Rows from a dataset of charts and code
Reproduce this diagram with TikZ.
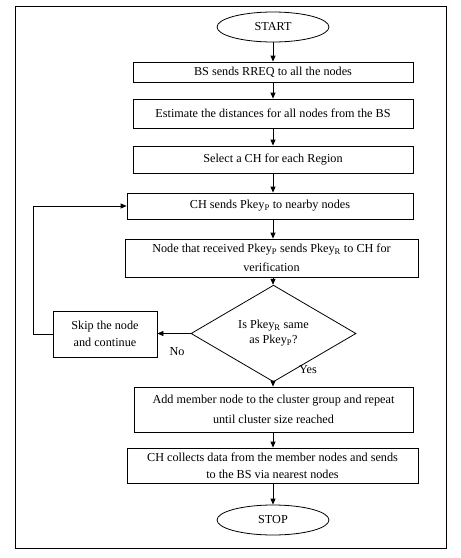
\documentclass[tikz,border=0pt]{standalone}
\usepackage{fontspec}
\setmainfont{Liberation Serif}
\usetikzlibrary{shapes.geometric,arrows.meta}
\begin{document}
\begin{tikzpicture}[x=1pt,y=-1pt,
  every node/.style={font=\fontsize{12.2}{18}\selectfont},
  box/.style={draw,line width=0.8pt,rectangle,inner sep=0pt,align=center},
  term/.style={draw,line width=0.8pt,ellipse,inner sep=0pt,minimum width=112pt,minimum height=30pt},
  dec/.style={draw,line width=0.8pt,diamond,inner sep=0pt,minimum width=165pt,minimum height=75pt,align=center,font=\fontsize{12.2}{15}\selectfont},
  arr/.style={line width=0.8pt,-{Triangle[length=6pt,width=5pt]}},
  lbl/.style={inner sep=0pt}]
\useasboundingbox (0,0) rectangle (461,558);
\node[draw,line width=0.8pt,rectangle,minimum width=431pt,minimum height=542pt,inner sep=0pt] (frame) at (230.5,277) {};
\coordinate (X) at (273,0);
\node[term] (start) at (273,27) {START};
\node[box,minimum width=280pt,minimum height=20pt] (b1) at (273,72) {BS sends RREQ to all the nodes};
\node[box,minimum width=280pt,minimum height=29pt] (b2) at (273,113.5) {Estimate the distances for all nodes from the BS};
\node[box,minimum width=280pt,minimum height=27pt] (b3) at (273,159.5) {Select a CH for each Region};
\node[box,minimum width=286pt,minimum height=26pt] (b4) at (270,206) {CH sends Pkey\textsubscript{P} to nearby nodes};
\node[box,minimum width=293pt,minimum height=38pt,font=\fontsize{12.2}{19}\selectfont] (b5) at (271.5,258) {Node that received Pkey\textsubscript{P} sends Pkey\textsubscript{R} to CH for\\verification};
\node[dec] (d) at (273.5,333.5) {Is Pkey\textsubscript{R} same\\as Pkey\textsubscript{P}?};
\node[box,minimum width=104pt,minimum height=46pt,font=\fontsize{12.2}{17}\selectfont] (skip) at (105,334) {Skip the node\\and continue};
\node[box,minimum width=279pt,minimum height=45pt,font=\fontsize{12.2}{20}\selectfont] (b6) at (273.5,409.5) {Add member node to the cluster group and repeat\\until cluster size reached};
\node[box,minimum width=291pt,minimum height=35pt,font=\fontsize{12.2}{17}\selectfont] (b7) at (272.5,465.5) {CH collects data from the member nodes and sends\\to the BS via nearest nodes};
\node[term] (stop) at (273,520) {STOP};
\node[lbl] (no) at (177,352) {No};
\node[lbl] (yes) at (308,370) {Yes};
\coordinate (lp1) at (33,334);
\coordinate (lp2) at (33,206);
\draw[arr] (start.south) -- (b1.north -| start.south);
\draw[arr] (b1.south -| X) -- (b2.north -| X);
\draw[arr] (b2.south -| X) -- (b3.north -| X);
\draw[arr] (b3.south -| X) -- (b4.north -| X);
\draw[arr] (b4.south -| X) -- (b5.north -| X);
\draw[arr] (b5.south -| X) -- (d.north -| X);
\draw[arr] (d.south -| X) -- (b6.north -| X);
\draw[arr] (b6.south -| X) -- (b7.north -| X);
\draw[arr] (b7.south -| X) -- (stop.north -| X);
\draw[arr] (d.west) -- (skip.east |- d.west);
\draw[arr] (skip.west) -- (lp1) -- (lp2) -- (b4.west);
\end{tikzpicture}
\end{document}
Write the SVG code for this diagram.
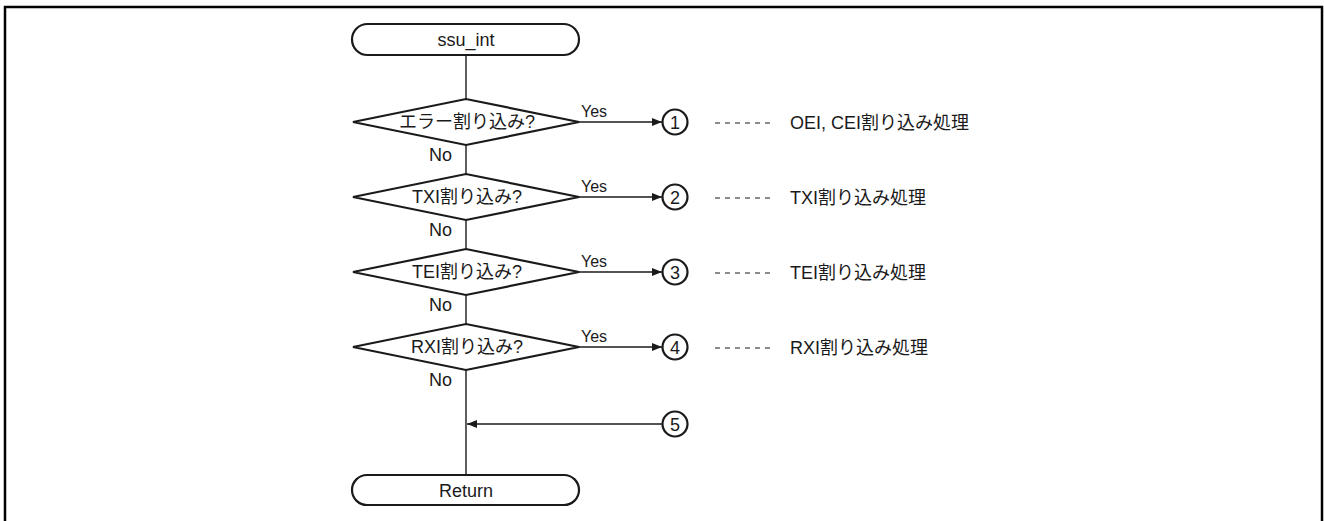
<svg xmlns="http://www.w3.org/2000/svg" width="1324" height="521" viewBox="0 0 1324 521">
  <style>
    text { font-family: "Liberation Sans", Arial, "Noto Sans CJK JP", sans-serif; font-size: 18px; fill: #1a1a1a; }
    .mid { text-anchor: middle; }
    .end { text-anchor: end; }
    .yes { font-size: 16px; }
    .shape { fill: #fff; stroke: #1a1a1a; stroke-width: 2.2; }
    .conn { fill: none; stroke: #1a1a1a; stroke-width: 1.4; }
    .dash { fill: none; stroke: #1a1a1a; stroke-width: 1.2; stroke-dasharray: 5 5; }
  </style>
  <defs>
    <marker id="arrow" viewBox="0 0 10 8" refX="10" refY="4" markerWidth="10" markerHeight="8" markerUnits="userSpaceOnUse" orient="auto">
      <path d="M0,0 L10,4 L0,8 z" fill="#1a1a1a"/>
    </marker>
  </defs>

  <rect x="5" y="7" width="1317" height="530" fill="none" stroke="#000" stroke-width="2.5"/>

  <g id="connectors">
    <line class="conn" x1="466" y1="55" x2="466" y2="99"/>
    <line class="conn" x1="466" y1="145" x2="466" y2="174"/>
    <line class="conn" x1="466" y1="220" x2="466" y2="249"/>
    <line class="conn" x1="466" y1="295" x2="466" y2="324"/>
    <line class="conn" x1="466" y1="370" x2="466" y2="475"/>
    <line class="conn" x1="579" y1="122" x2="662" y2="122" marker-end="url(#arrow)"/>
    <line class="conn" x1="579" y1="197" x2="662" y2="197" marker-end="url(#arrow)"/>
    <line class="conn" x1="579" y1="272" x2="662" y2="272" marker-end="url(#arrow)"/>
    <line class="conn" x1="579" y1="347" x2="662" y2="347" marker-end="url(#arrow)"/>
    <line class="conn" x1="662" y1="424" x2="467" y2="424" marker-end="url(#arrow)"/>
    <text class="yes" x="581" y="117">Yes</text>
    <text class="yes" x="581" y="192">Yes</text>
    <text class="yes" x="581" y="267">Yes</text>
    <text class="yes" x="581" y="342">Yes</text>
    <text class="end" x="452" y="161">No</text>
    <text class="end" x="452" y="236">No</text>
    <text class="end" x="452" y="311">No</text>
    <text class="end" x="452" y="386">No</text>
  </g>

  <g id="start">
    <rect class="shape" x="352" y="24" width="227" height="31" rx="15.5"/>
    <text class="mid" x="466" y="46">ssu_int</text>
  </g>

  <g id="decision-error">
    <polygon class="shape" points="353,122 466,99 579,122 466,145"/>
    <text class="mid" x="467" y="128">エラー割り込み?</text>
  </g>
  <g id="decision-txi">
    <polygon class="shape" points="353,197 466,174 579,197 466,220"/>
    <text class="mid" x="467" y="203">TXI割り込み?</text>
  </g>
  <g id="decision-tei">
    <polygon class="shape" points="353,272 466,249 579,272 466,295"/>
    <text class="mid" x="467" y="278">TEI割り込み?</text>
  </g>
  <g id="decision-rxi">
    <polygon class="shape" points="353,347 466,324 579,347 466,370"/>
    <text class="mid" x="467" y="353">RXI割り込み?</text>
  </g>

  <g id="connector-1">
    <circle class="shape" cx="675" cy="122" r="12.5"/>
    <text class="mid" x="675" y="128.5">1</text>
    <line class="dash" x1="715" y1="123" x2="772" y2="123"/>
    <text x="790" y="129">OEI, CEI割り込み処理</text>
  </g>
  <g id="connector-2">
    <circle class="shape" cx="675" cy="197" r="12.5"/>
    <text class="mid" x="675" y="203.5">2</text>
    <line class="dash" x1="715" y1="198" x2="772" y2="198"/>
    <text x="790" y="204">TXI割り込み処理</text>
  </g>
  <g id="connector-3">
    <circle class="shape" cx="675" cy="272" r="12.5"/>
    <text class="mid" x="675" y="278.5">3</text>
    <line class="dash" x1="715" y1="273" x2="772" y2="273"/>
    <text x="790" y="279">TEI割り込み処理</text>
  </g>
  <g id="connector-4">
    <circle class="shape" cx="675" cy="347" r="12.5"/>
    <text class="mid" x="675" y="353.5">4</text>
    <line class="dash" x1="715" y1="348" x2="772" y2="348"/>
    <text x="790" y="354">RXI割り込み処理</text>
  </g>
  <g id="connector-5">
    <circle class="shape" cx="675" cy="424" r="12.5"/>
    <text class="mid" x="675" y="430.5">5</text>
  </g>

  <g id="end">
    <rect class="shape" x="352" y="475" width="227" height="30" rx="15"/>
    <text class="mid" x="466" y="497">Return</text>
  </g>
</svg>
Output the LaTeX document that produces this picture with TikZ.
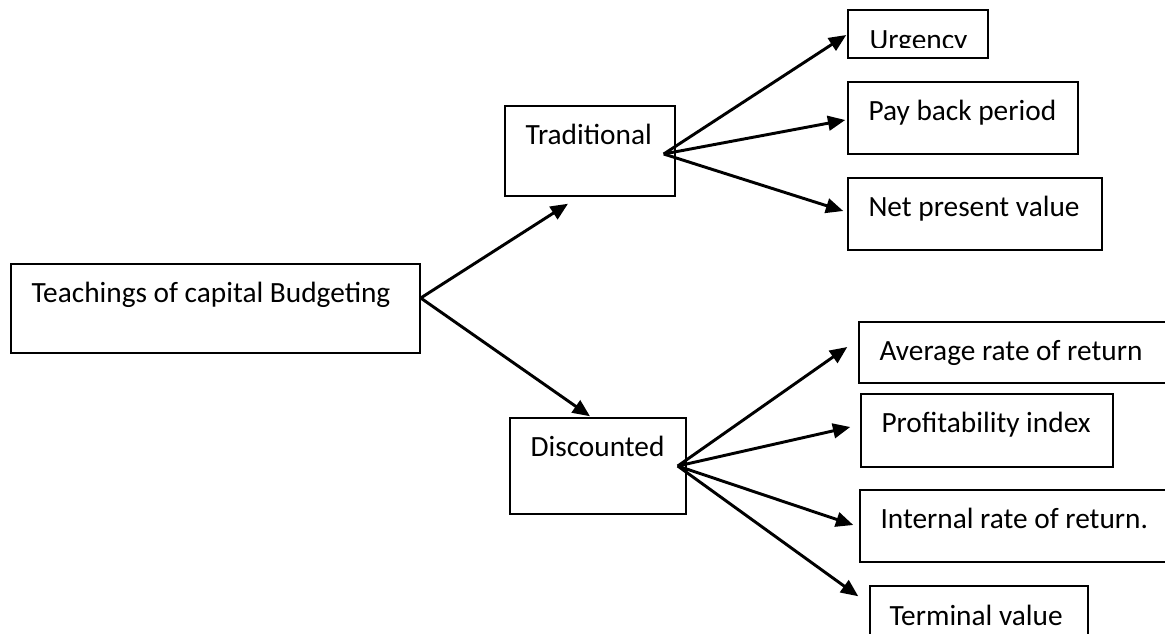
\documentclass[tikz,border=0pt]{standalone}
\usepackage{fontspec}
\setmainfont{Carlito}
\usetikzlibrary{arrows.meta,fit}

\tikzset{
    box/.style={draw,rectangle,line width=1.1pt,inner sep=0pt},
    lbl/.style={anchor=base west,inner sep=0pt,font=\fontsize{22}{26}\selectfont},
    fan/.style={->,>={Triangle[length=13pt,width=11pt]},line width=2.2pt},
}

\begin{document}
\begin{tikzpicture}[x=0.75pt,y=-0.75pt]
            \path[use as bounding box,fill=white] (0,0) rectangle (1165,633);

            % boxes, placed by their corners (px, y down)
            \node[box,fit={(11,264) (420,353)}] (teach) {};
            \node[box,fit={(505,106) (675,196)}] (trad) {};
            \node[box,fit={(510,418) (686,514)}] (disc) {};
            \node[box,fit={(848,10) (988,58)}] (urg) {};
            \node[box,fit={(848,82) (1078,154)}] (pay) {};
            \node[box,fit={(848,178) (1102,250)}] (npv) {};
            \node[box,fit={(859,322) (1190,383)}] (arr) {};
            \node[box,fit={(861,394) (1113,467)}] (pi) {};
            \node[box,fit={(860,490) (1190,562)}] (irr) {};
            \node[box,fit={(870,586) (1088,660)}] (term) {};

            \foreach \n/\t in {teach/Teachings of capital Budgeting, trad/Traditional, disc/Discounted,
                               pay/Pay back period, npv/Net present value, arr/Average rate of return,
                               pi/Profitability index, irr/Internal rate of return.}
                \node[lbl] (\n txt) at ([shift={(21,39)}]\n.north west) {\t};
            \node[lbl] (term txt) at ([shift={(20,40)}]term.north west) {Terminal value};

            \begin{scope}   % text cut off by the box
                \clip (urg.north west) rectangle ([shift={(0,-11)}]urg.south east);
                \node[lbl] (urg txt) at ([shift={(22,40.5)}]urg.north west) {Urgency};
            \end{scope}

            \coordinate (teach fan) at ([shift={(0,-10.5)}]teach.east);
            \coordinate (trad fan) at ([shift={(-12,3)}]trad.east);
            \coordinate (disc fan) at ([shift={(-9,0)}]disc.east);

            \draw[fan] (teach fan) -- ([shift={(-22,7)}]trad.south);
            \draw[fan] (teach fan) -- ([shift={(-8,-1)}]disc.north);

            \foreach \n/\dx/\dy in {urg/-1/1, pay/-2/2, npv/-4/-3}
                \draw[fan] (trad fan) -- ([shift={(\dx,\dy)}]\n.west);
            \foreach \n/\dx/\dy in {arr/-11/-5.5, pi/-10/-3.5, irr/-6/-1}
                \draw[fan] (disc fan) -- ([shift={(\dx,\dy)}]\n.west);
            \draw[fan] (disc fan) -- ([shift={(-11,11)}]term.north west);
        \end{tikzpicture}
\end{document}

**WHAT TO PRODUCE:**
Scan the material above for the word "diagram". Copy each line where it occurs.

**COMPLETED EXERCISE:**
Reproduce this diagram with TikZ.
Write the SVG code for this diagram.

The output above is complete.